Below are some records. Retype exactly the lines from the one containing "What Apache ECharts" through the one containing "40, 45, 50];", both included, skipping every picture.

* Information provided:
■ ■ ■

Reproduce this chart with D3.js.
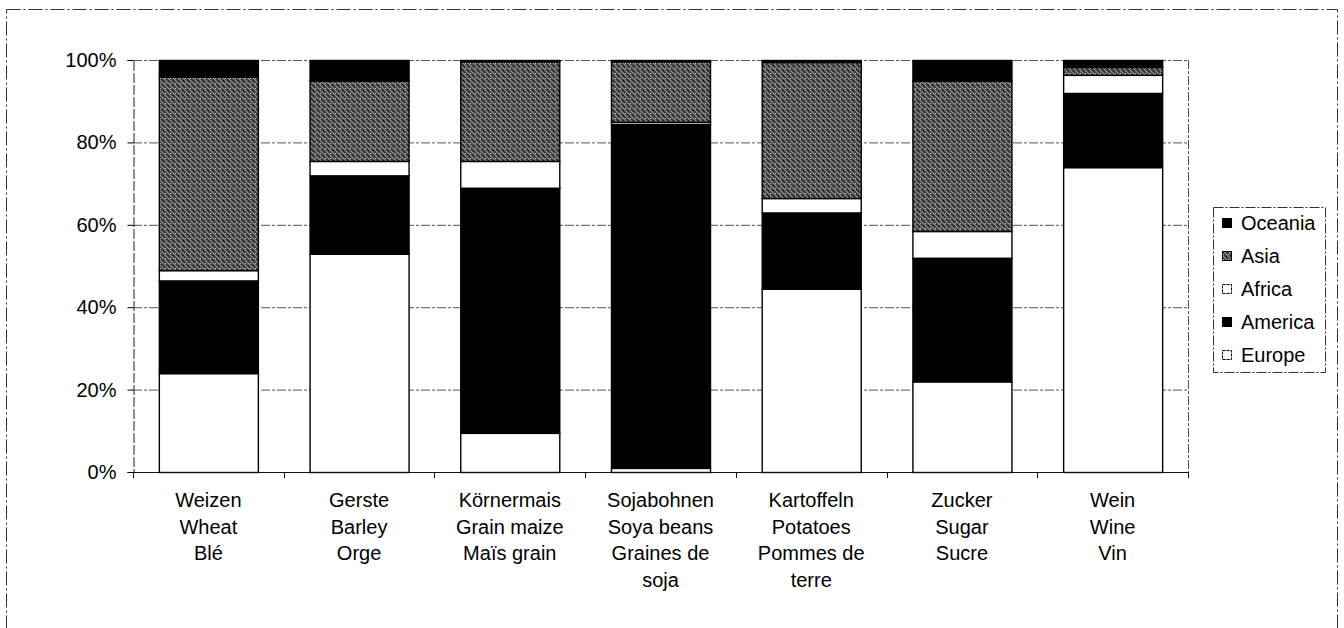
<html>
<head>
<meta charset="utf-8">
<script src="https://cdn.jsdelivr.net/npm/d3@7/dist/d3.min.js"></script>
<style>
  body { margin: 0; background: #fff; }
  text { font-family: "Liberation Sans", Arial, sans-serif; fill: #000; }
</style>
</head>
<body>
<div id="chart"></div>
<script>
// categories, each label is several lines (de / en / fr)
var categories = ["Weizen", "Gerste", "Körnermais", "Sojabohnen", "Kartoffeln", "Zucker", "Wein"];
var catLabels = [
  ["Weizen", "Wheat", "Blé"],
  ["Gerste", "Barley", "Orge"],
  ["Körnermais", "Grain maize", "Maïs grain"],
  ["Sojabohnen", "Soya beans", "Graines de", "soja"],
  ["Kartoffeln", "Potatoes", "Pommes de", "terre"],
  ["Zucker", "Sugar", "Sucre"],
  ["Wein", "Wine", "Vin"]
];
var seriesNames = ["Europe", "America", "Africa", "Asia", "Oceania"];
// shares in %
var europe  = [24,   53,   9.5,  1,    44.5, 22,   74];
var america = [22.5, 19,   59.5, 83.5, 18.5, 30,   18];
var africa  = [2.5,  3.5,  6.5,  0.5,  3.5,  6.5,  4.4];
var asia    = [47,   19.5, 24.2, 14.7, 33,   36.5, 1.9];
var oceania = [4,    5,    0.3,  0.3,  0.5,  5,    1.7];
var yTicks = [0, 20, 40, 60, 80, 100];

var W = 1344, H = 628;
var svg = d3.select("#chart").append("svg").attr("width", W).attr("height", H);

// scanned halftone look for Asia
var defs = svg.append("defs");
var pat = defs.append("pattern").attr("id", "asiaPat")
    .attr("patternUnits", "userSpaceOnUse").attr("width", 5).attr("height", 5);
pat.append("rect").attr("width", 5).attr("height", 5).attr("fill", "#3a3a3a");
pat.append("path").attr("d", "M-1,-1 L6,6 M-1,4 L1,6 M4,-1 L6,1")
    .attr("stroke", "#9a9a9a").attr("stroke-width", 1.1);
pat.append("rect").attr("x", 3).attr("y", 0).attr("width", 1).attr("height", 1).attr("fill", "#111");
pat.append("rect").attr("x", 0).attr("y", 3).attr("width", 1).attr("height", 1).attr("fill", "#ccc");

var fills = { Europe: "#fff", America: "#000", Africa: "#fff", Asia: "url(#asiaPat)", Oceania: "#000" };

// outer frame
svg.append("rect").attr("x", 6.5).attr("y", 9.5).attr("width", 1331).attr("height", 640)
    .attr("fill", "none").attr("stroke", "#333").attr("stroke-dasharray", "14,3,2,3");

var pLeft = 133, pRight = 1188, pTop = 60, pBottom = 472;

var x = d3.scaleBand().domain(categories).range([pLeft, pRight])
    .paddingInner(0.343).paddingOuter(0.1715);
var y = d3.scaleLinear().domain([0, 100]).range([pBottom, pTop]);

// gridlines
svg.append("g").selectAll("line").data(yTicks.filter(function(d) { return d > 0; }))
  .enter().append("line")
    .attr("x1", pLeft).attr("x2", pRight)
    .attr("y1", function(d) { return y(d) + 0.5; }).attr("y2", function(d) { return y(d) + 0.5; })
    .attr("stroke", "#555").attr("stroke-dasharray", "9,2,3,2");
svg.append("line").attr("x1", pRight + 0.5).attr("x2", pRight + 0.5).attr("y1", pTop).attr("y2", pBottom)
    .attr("stroke", "#555").attr("stroke-dasharray", "9,2,3,2");

// stacked bars
var rows = categories.map(function(c, i) {
  return { cat: c, Europe: europe[i], America: america[i], Africa: africa[i], Asia: asia[i], Oceania: oceania[i] };
});
var stack = d3.stack().keys(seriesNames)(rows);

svg.append("g").selectAll("g").data(stack).enter().append("g")
    .attr("fill", function(s) { return fills[s.key]; })
  .selectAll("rect").data(function(s) { return s; }).enter().append("rect")
    .attr("x", function(d) { return x(d.data.cat) + 0.5; })
    .attr("y", function(d) { return y(d[1]) + 0.5; })
    .attr("width", x.bandwidth())
    .attr("height", function(d) { return y(d[0]) - y(d[1]); })
    .attr("stroke", "#000").attr("stroke-width", 1.4);

// y axis
var yAxis = svg.append("g").attr("transform", "translate(" + (pLeft + 0.5) + ",0)")
    .call(d3.axisLeft(y).tickValues(yTicks).tickSize(6).tickPadding(11)
      .tickFormat(function(d) { return d + "%"; }));
yAxis.select(".domain").attr("stroke", "#222").attr("stroke-dasharray", "10,2");
yAxis.selectAll("text").style("font-size", "20px").attr("font-family", null);

// x axis with ticks between the categories
var step = x.step(), gap = step - x.bandwidth();
var bounds = categories.map(function(c) { return x(c) - gap / 2; });
bounds.push(x(categories[categories.length - 1]) + x.bandwidth() + gap / 2);
svg.append("line").attr("x1", pLeft).attr("x2", pRight).attr("y1", pBottom + 0.5).attr("y2", pBottom + 0.5)
    .attr("stroke", "#111").attr("stroke-width", 1.2);
svg.append("g").selectAll("line").data(bounds).enter().append("line")
    .attr("x1", function(d) { return Math.round(d) + 0.5; }).attr("x2", function(d) { return Math.round(d) + 0.5; })
    .attr("y1", pBottom).attr("y2", pBottom + 6).attr("stroke", "#111");

var lab = svg.append("g").selectAll("text").data(categories).enter().append("text")
    .attr("text-anchor", "middle").style("font-size", "20px")
    .attr("x", function(c) { return x(c) + x.bandwidth() / 2; })
    .attr("y", 507);
lab.selectAll("tspan").data(function(c, i) { return catLabels[i]; }).enter().append("tspan")
    .attr("x", function() { return this.parentNode.getAttribute("x"); })
    .attr("dy", function(d, i) { return i === 0 ? 0 : 26.7; })
    .text(function(d) { return d; });

// legend
var lg = svg.append("g").attr("transform", "translate(1213,207)");
lg.append("rect").attr("x", 0.5).attr("y", 0.5).attr("width", 112).attr("height", 165)
    .attr("fill", "#fff").attr("stroke", "#333").attr("stroke-dasharray", "10,2,2,2");
var items = seriesNames.slice().reverse();
var li = lg.selectAll("g.item").data(items).enter().append("g").attr("class", "item")
    .attr("transform", function(d, i) { return "translate(0," + (16 + i * 33) + ")"; });
li.append("rect").attr("x", 9.5).attr("y", -4.5).attr("width", 9).attr("height", 9)
    .attr("fill", function(d) { return fills[d]; })
    .attr("stroke", "#000")
    .attr("stroke-dasharray", function(d) { return (d === "Africa" || d === "Europe") ? "3,1" : null; });
li.append("text").attr("x", 28).attr("y", 7).style("font-size", "20px")
    .text(function(d) { return d; });
</script>
</body>
</html>
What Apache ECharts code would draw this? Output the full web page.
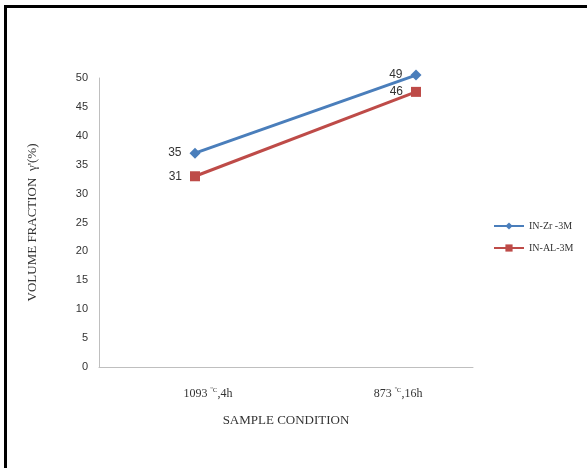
<!DOCTYPE html>
<html>
<head>
<meta charset="utf-8">
<script src="https://cdn.jsdelivr.net/npm/echarts@6/dist/echarts.min.js"></script>
<style>html,body{margin:0;padding:0;background:#fff}#c{width:587px;height:468px}</style>
</head>
<body>
<div id="c"></div>
<script>
var categories = ['1093 ºC,4h', '873 ºC,16h'];
var seriesNames = ['IN-Zr -3M', 'IN-AL-3M'];
var zrValues = [37, 50.5];
var alValues = [33, 47.6];
var zrLabels = ['35', '49'];
var alLabels = ['31', '46'];
var yTicks = [0, 5, 10, 15, 20, 25, 30, 35, 40, 45, 50];

var chart = echarts.init(document.getElementById('c'));
function pts(vals){ return vals.map(function(v,i){ return [i, v]; }); }
var catPos = [0.059, 0.919];
function catLabel(v){
  var idx = v < 0.5 ? 0 : 1;
  var parts = categories[idx].split(' ');
  var rest = parts[1];
  return parts[0] + ' {sup|' + rest.slice(0,2) + '}' + rest.slice(2);
}
var fontSans = 'Liberation Sans, Arial, sans-serif';
var fontSerif = 'Liberation Serif, Times New Roman, serif';
chart.setOption({
  animation:false,
  backgroundColor:'#fff',
  graphic:[{type:'polyline', shape:{points:[[5.5,470],[5.5,6.5],[590,6.5]]}, style:{stroke:'#000', lineWidth:3, fill:null}}],
  grid:{left:99, right:114, top:78, bottom:101},
  legend:{
    orient:'vertical', left:488, top:216, itemGap:12, itemWidth:30, itemHeight:9,
    textStyle:{fontFamily:fontSerif, fontSize:10, color:'#333'},
    data:seriesNames
  },
  xAxis:{
    type:'value', min:-0.4344, max:1.2579,
    splitLine:{show:false},
    axisLine:{show:true, onZero:false, lineStyle:{color:'#bfbfbf', width:1}},
    axisTick:{show:false},
    axisLabel:{
      customValues:catPos, margin:20, formatter:catLabel,
      fontFamily:fontSerif, fontSize:12, color:'#333',
      rich:{sup:{fontSize:7, verticalAlign:'top', padding:[0,0,6,0], fontFamily:fontSerif, color:'#333'}}
    },
    name:'SAMPLE CONDITION', nameLocation:'middle', nameGap:47,
    nameTextStyle:{fontFamily:fontSerif, fontSize:13, color:'#333'}
  },
  yAxis:{
    type:'value', min:0, max:50, interval:5,
    splitLine:{show:false},
    axisLine:{show:true, onZero:false, lineStyle:{color:'#bfbfbf', width:1}},
    axisTick:{show:false},
    axisLabel:{margin:11, fontFamily:fontSans, fontSize:11, color:'#333',
      formatter:function(v){ return yTicks.indexOf(v) >= 0 ? String(v) : ''; }},
    name:"VOLUME FRACTION  γ'(%)", nameLocation:'middle', nameGap:60, nameRotate:90,
    nameTextStyle:{fontFamily:fontSerif, fontSize:13, color:'#333'}
  },
  series:[
    {name:seriesNames[0], type:'line', data:pts(zrValues), symbol:'diamond', symbolSize:11, clip:false,
      itemStyle:{color:'#4a7ebb'}, lineStyle:{color:'#4a7ebb', width:3},
      label:{show:true, position:'left', distance:8, formatter:function(p){return zrLabels[p.dataIndex];}, fontFamily:fontSans, fontSize:12, color:'#333'}},
    {name:seriesNames[1], type:'line', data:pts(alValues), symbol:'rect', symbolSize:10, clip:false,
      itemStyle:{color:'#be4b48'}, lineStyle:{color:'#be4b48', width:3},
      label:{show:true, position:'left', distance:8, formatter:function(p){return alLabels[p.dataIndex];}, fontFamily:fontSans, fontSize:12, color:'#333'}}
  ]
});
</script>
</body>
</html>
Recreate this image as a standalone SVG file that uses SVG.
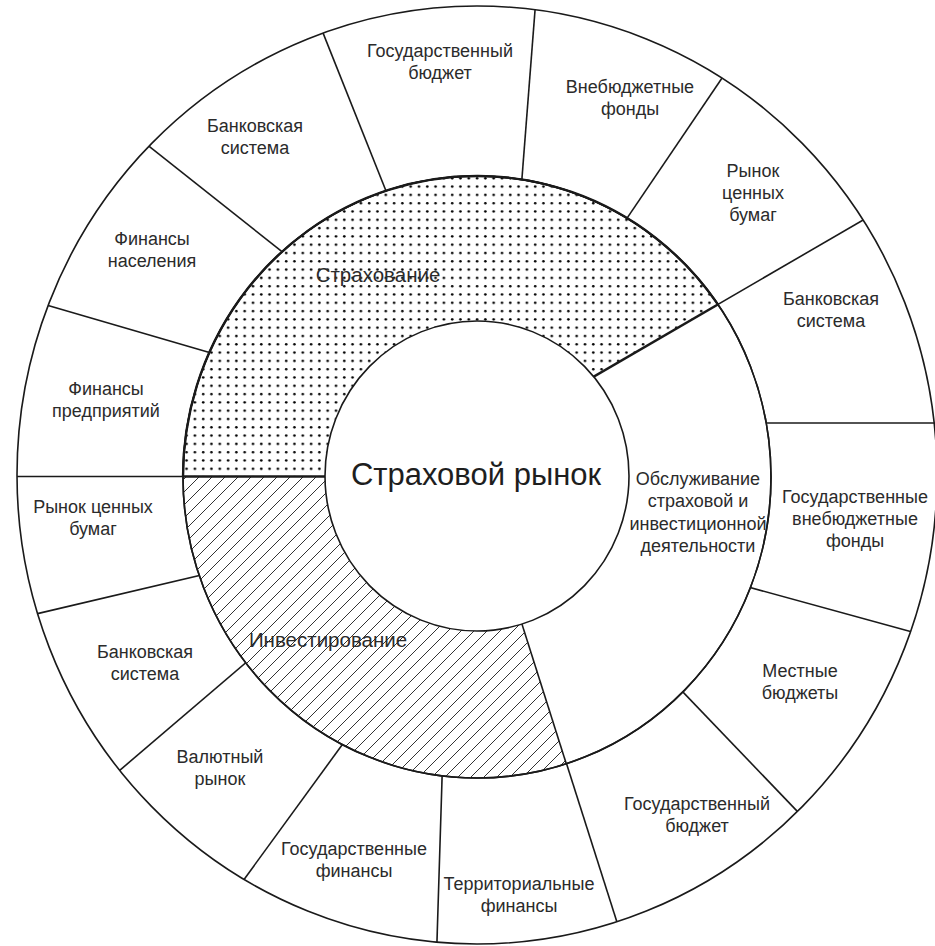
<svg xmlns="http://www.w3.org/2000/svg" width="935" height="946" viewBox="0 0 935 946">
<style>
.ln{stroke:#1a1a1a;stroke-width:1.6;fill:none}
.fl{stroke:#1a1a1a;stroke-width:1.6;fill:#fff}
.thk{stroke:#1a1a1a;stroke-width:2.6;fill:none}
.lbl{font-family:"Liberation Sans",Arial,sans-serif;font-size:18px;fill:#2b2b2b;text-anchor:middle}
.mid{font-family:"Liberation Sans",Arial,sans-serif;font-size:20.5px;fill:#2b2b2b;text-anchor:middle}
.ctr{font-family:"Liberation Sans",Arial,sans-serif;font-size:31px;fill:#1e1e1e;text-anchor:middle}
</style>
<defs>
<clipPath id="outClip"><ellipse cx="477" cy="475" rx="460" ry="469"/></clipPath>
<clipPath id="midClip"><ellipse cx="477" cy="477" rx="294" ry="301"/></clipPath>
<pattern id="dots" width="8.3" height="8.3" patternUnits="userSpaceOnUse"><circle cx="4" cy="4" r="1.3" fill="#000"/></pattern>
<pattern id="hatch" width="13" height="13" patternUnits="userSpaceOnUse"><path d="M0,13 L13,0 M-2,2 L2,-2 M11,15 L15,11" stroke="#333" stroke-width="1"/></pattern>
</defs>
<rect width="935" height="946" fill="#fff"/>
<ellipse cx="477" cy="475" rx="460" ry="469" fill="#fff"/>
<g id="connectors">
<g clip-path="url(#outClip)">
<line class="ln" x1="395.5" y1="214.7" x2="319.9" y2="25.1"/>
<line class="ln" x1="519.8" y1="206.1" x2="535.7" y2="1.5"/>
<line class="ln" x1="612.5" y1="239.6" x2="726.8" y2="71"/>
<line class="ln" x1="404" y1="487" x2="876.5" y2="212.2"/>
<line class="ln" x1="740" y1="423" x2="945" y2="423"/>
<line class="ln" x1="725.8" y1="580.8" x2="918.6" y2="633.8"/>
<line class="ln" x1="664.1" y1="672.4" x2="803.8" y2="818.1"/>
<line class="ln" x1="494.8" y1="538.5" x2="619.8" y2="930.9"/>
<line class="ln" x1="443" y1="747.4" x2="436.7" y2="950.5"/>
<line class="ln" x1="356.6" y1="725" x2="240.2" y2="884.7"/>
<line class="ln" x1="261.5" y1="649.3" x2="113.9" y2="775.3"/>
<line class="ln" x1="220.6" y1="570.5" x2="32.2" y2="614.9"/>
<line class="ln" x1="5" y1="476.5" x2="330" y2="476.5"/>
<line class="ln" x1="231.7" y1="358.9" x2="42.1" y2="303.7"/>
<line class="ln" x1="299.5" y1="265.5" x2="143.5" y2="141.9"/>
</g>
</g>
<ellipse class="fl" cx="477" cy="477" rx="294" ry="301"/>
<g id="sectors" clip-path="url(#midClip)">
<polygon id="strah-area" points="100,476.5 422.7,476.5 1133,63 1133,-100 100,-100" fill="url(#dots)"/>
<polygon id="invest-area" points="100,476.5 474.9,476.5 711,1217 100,1217" fill="url(#hatch)"/>
<line class="thk" x1="404" y1="487" x2="760" y2="280"/>
<line class="ln" x1="494.8" y1="538.5" x2="600" y2="870"/>
<line class="thk" x1="150" y1="476.5" x2="400" y2="476.5"/>
</g>
<ellipse class="ln" cx="477" cy="477" rx="294" ry="301"/>
<path class="ln" style="stroke-width:2.4" d="M183,477 A294,301 0 0 1 717.9,304.4"/>
<ellipse class="fl" cx="477" cy="476" rx="152" ry="155"/>
<ellipse class="ln" cx="477" cy="475" rx="460" ry="469"/>

<g id="center"><text class="ctr" x="476" y="485">Страховой рынок</text></g>
<g id="strahovanie"><text class="mid" x="378" y="282">Страхование</text></g>
<g id="investirovanie"><text class="mid" x="328" y="647">Инвестирование</text></g>
<g id="obsluzhivanie"><text class="lbl" x="698" y="485">Обслуживание</text><text class="lbl" x="698" y="507">страховой и</text><text class="lbl" x="698" y="530">инвестиционной</text><text class="lbl" x="698" y="552">деятельности</text></g>

<g id="bank-tl"><text class="lbl" x="255" y="132">Банковская</text><text class="lbl" x="255" y="154">система</text></g>
<g id="gosbud-top"><text class="lbl" x="440" y="57">Государственный</text><text class="lbl" x="440" y="79">бюджет</text></g>
<g id="vnebud"><text class="lbl" x="630" y="93">Внебюджетные</text><text class="lbl" x="630" y="115">фонды</text></g>
<g id="rcb-top"><text class="lbl" x="753" y="177">Рынок</text><text class="lbl" x="753" y="199">ценных</text><text class="lbl" x="753" y="221">бумаг</text></g>
<g id="bank-r"><text class="lbl" x="831" y="305">Банковская</text><text class="lbl" x="831" y="327">система</text></g>
<g id="gos-vneb"><text class="lbl" x="855" y="503">Государственные</text><text class="lbl" x="855" y="525">внебюджетные</text><text class="lbl" x="855" y="547">фонды</text></g>
<g id="mestnye"><text class="lbl" x="800" y="677">Местные</text><text class="lbl" x="800" y="699">бюджеты</text></g>
<g id="gosbud-br"><text class="lbl" x="697" y="810">Государственный</text><text class="lbl" x="697" y="832">бюджет</text></g>
<g id="territ"><text class="lbl" x="519" y="890">Территориальные</text><text class="lbl" x="519" y="912">финансы</text></g>
<g id="gosfin"><text class="lbl" x="354" y="855">Государственные</text><text class="lbl" x="354" y="877">финансы</text></g>
<g id="valut"><text class="lbl" x="220" y="763">Валютный</text><text class="lbl" x="220" y="785">рынок</text></g>
<g id="bank-bl"><text class="lbl" x="145" y="658">Банковская</text><text class="lbl" x="145" y="680">система</text></g>
<g id="rcb-l"><text class="lbl" x="93" y="513">Рынок ценных</text><text class="lbl" x="93" y="535">бумаг</text></g>
<g id="fin-pred"><text class="lbl" x="106" y="395">Финансы</text><text class="lbl" x="106" y="417">предприятий</text></g>
<g id="fin-nas"><text class="lbl" x="152" y="245">Финансы</text><text class="lbl" x="152" y="267">населения</text></g>
</svg>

■ ■ ■

* Written response:
What Apache ECharts code would draw this? Output the full web page.
<!DOCTYPE html>
<html>
<head>
<meta charset="utf-8">
<script src="https://cdn.jsdelivr.net/npm/echarts@6/dist/echarts.min.js"></script>
<style>html,body{margin:0;padding:0;background:#fff}#c{width:587px;height:468px}</style>
</head>
<body>
<div id="c"></div>
<script>
var categories = ['1093 ºC,4h', '873 ºC,16h'];
var seriesNames = ['IN-Zr -3M', 'IN-AL-3M'];
var zrValues = [37, 50.5];
var alValues = [33, 47.6];
var zrLabels = ['35', '49'];
var alLabels = ['31', '46'];
var yTicks = [0, 5, 10, 15, 20, 25, 30, 35, 40, 45, 50];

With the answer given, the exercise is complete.